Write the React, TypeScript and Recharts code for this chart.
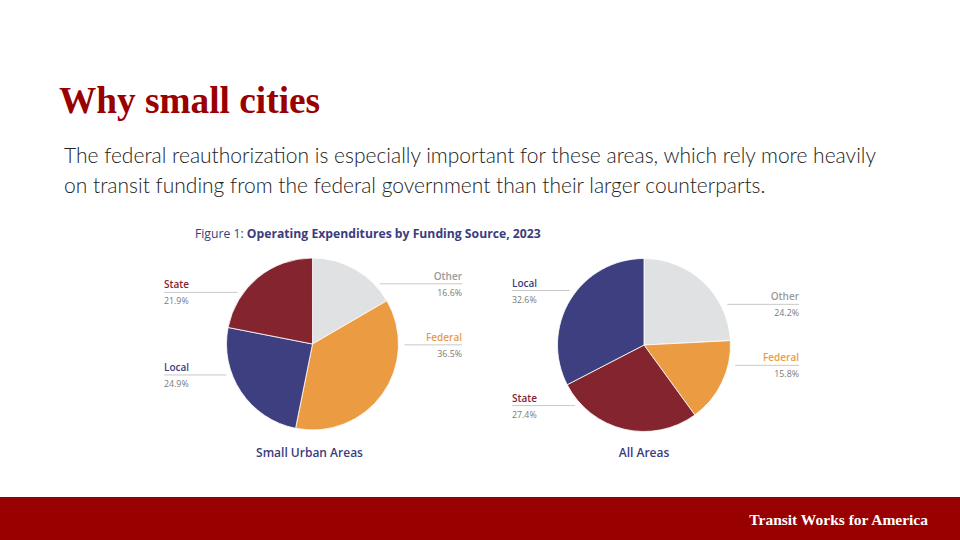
import React from 'react';
import { PieChart, Pie, Cell } from 'recharts';

// ---- Data ----
const SMALL_CATEGORIES = ['Other', 'Federal', 'Local', 'State'];
const SMALL_VALUES = [16.6, 36.5, 24.9, 21.9];

const ALL_CATEGORIES = ['Other', 'Federal', 'State', 'Local'];
const ALL_VALUES = [24.2, 15.8, 27.4, 32.6];

const CHART_TITLES = ['Small Urban Areas', 'All Areas'];

// ---- Styles ----
const COLORS: Record<string, string> = {
  Other: '#e0e1e3',
  Federal: '#eb9c43',
  Local: '#3e3f80',
  State: '#84242e',
};
const LABEL_COLORS: Record<string, string> = {
  Other: '#9a9a9a',
  Federal: '#eb9c43',
  Local: '#3e3f80',
  State: '#84242e',
};

const RED = '#990000';
const NAVY = '#3b3c7c';
const FONT = '"Open Sans", "Noto Sans", sans-serif';

type LabelLayout = {
  cx: number;
  cy: number;
  r: number;
  leftCol: number;
  rightCol: number;
  gap: number;
  rows: Record<string, number>; // label row offset as fraction of radius
};

const SMALL_LAYOUT: LabelLayout = {
  cx: 312.5,
  cy: 344,
  r: 86,
  leftCol: 148.5,
  rightCol: 149.5,
  gap: 6,
  rows: { Other: -0.7, Federal: 0.01, State: -0.6, Local: 0.36 },
};
const ALL_LAYOUT: LabelLayout = {
  cx: 644,
  cy: 345,
  r: 86.5,
  leftCol: 132,
  rightCol: 155,
  gap: 7,
  rows: { Local: -0.63, Other: -0.47, Federal: 0.235, State: 0.7 },
};

const toRows = (cats: string[], vals: number[]) =>
  cats.map((name, i) => ({ name, value: vals[i] }));

const smallData = toRows(SMALL_CATEGORIES, SMALL_VALUES);
const allData = toRows(ALL_CATEGORIES, ALL_VALUES);

const makeLabel = (layout: LabelLayout) => (props: any) => {
  const { name, value, midAngle } = props;
  const { cx, cy, r, gap } = layout;
  const right = Math.cos((-midAngle * Math.PI) / 180) >= 0;
  const dy = (layout.rows[name] ?? 0) * r;
  const y = cy + dy;
  const edge = Math.sqrt(Math.max(r * r - dy * dy, 0)) + gap;
  const x1 = right ? cx + edge : cx - edge;
  const x2 = right ? cx + layout.rightCol : cx - layout.leftCol;
  const anchor = right ? 'end' : 'start';
  return (
    <g>
      <line x1={x1} y1={y} x2={x2} y2={y} stroke="#c9c9c9" strokeWidth={1} />
      <text
        x={x2}
        y={y - 4}
        textAnchor={anchor}
        fontFamily={FONT}
        fontSize={10}
        fontWeight={600}
        fill={LABEL_COLORS[name]}
      >
        {name}
      </text>
      <text
        x={x2}
        y={y + 12}
        textAnchor={anchor}
        fontFamily={FONT}
        fontSize={8.8}
        fill="#7a7a7a"
      >
        {`${Number(value).toFixed(1)}%`}
      </text>
    </g>
  );
};

export default function App() {
  return (
    <div
      style={{
        position: 'absolute',
        left: 0,
        top: 0,
        width: 960,
        height: 540,
        background: '#ffffff',
        overflow: 'hidden',
      }}
    >
      <svg
        width={960}
        height={540}
        style={{ position: 'absolute', left: 0, top: 0 }}
      >
        <text
          x={59}
          y={113}
          fontFamily='"Liberation Serif", "DejaVu Serif", serif'
          fontWeight={700}
          fontSize={37.3}
          fill={RED}
        >
          Why small cities
        </text>
        <text x={64} y={163} fontFamily='Lato, "Open Sans", sans-serif' fontWeight={300} fontSize={21} fill="#222222">
          The federal reauthorization is especially important for these areas, which rely more heavily
        </text>
        <text x={64} y={193} fontFamily='Lato, "Open Sans", sans-serif' fontWeight={300} fontSize={21} fill="#222222">
          on transit funding from the federal government than their larger counterparts.
        </text>
        <text x={195} y={237.5} fontFamily={FONT} fontSize={12.2} fill={NAVY}>
          <tspan fontWeight={400}>Figure 1: </tspan>
          <tspan fontWeight={700}>Operating Expenditures by Funding Source, 2023</tspan>
        </text>
        <text
          x={SMALL_LAYOUT.cx - 3}
          y={457}
          textAnchor="middle"
          fontFamily={FONT}
          fontWeight={600}
          fontSize={12}
          fill={NAVY}
        >
          {CHART_TITLES[0]}
        </text>
        <text
          x={ALL_LAYOUT.cx}
          y={457}
          textAnchor="middle"
          fontFamily={FONT}
          fontWeight={600}
          fontSize={12}
          fill={NAVY}
        >
          {CHART_TITLES[1]}
        </text>
        <rect x={0} y={497} width={960} height={43} fill={RED} />
        <text
          x={928}
          y={524.5}
          textAnchor="end"
          fontFamily='"Liberation Serif", "DejaVu Serif", serif'
          fontWeight={700}
          fontSize={15.5}
          fill="#ffffff"
        >
          Transit Works for America
        </text>
      </svg>
      <div style={{ position: 'absolute', left: 0, top: 0 }}>
        <PieChart width={960} height={540} margin={{ top: 0, right: 0, bottom: 0, left: 0 }}>
          <Pie
            data={smallData}
            dataKey="value"
            nameKey="name"
            cx={SMALL_LAYOUT.cx}
            cy={SMALL_LAYOUT.cy}
            outerRadius={SMALL_LAYOUT.r}
            startAngle={90}
            endAngle={-270}
            stroke="#ffffff"
            strokeWidth={0.8}
            isAnimationActive={false}
            labelLine={false}
            label={makeLabel(SMALL_LAYOUT)}
          >
            {smallData.map((d) => (
              <Cell key={d.name} fill={COLORS[d.name]} />
            ))}
          </Pie>
          <Pie
            data={allData}
            dataKey="value"
            nameKey="name"
            cx={ALL_LAYOUT.cx}
            cy={ALL_LAYOUT.cy}
            outerRadius={ALL_LAYOUT.r}
            startAngle={90}
            endAngle={-270}
            stroke="#ffffff"
            strokeWidth={0.8}
            isAnimationActive={false}
            labelLine={false}
            label={makeLabel(ALL_LAYOUT)}
          >
            {allData.map((d) => (
              <Cell key={d.name} fill={COLORS[d.name]} />
            ))}
          </Pie>
        </PieChart>
      </div>
    </div>
  );
}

=-=-=-=-=

* Your goal: Return only the lines from the start of the data through the line that contains "const CHART_TITLES = ['Small", please, copying them exactly and omitting all pictures.

* Answer to this problem:
Write the React, TypeScript and Recharts code for this chart.
import React from 'react';
import { PieChart, Pie, Cell } from 'recharts';

// ---- Data ----
const SMALL_CATEGORIES = ['Other', 'Federal', 'Local', 'State'];
const SMALL_VALUES = [16.6, 36.5, 24.9, 21.9];

const ALL_CATEGORIES = ['Other', 'Federal', 'State', 'Local'];
const ALL_VALUES = [24.2, 15.8, 27.4, 32.6];

const CHART_TITLES = ['Small Urban Areas', 'All Areas'];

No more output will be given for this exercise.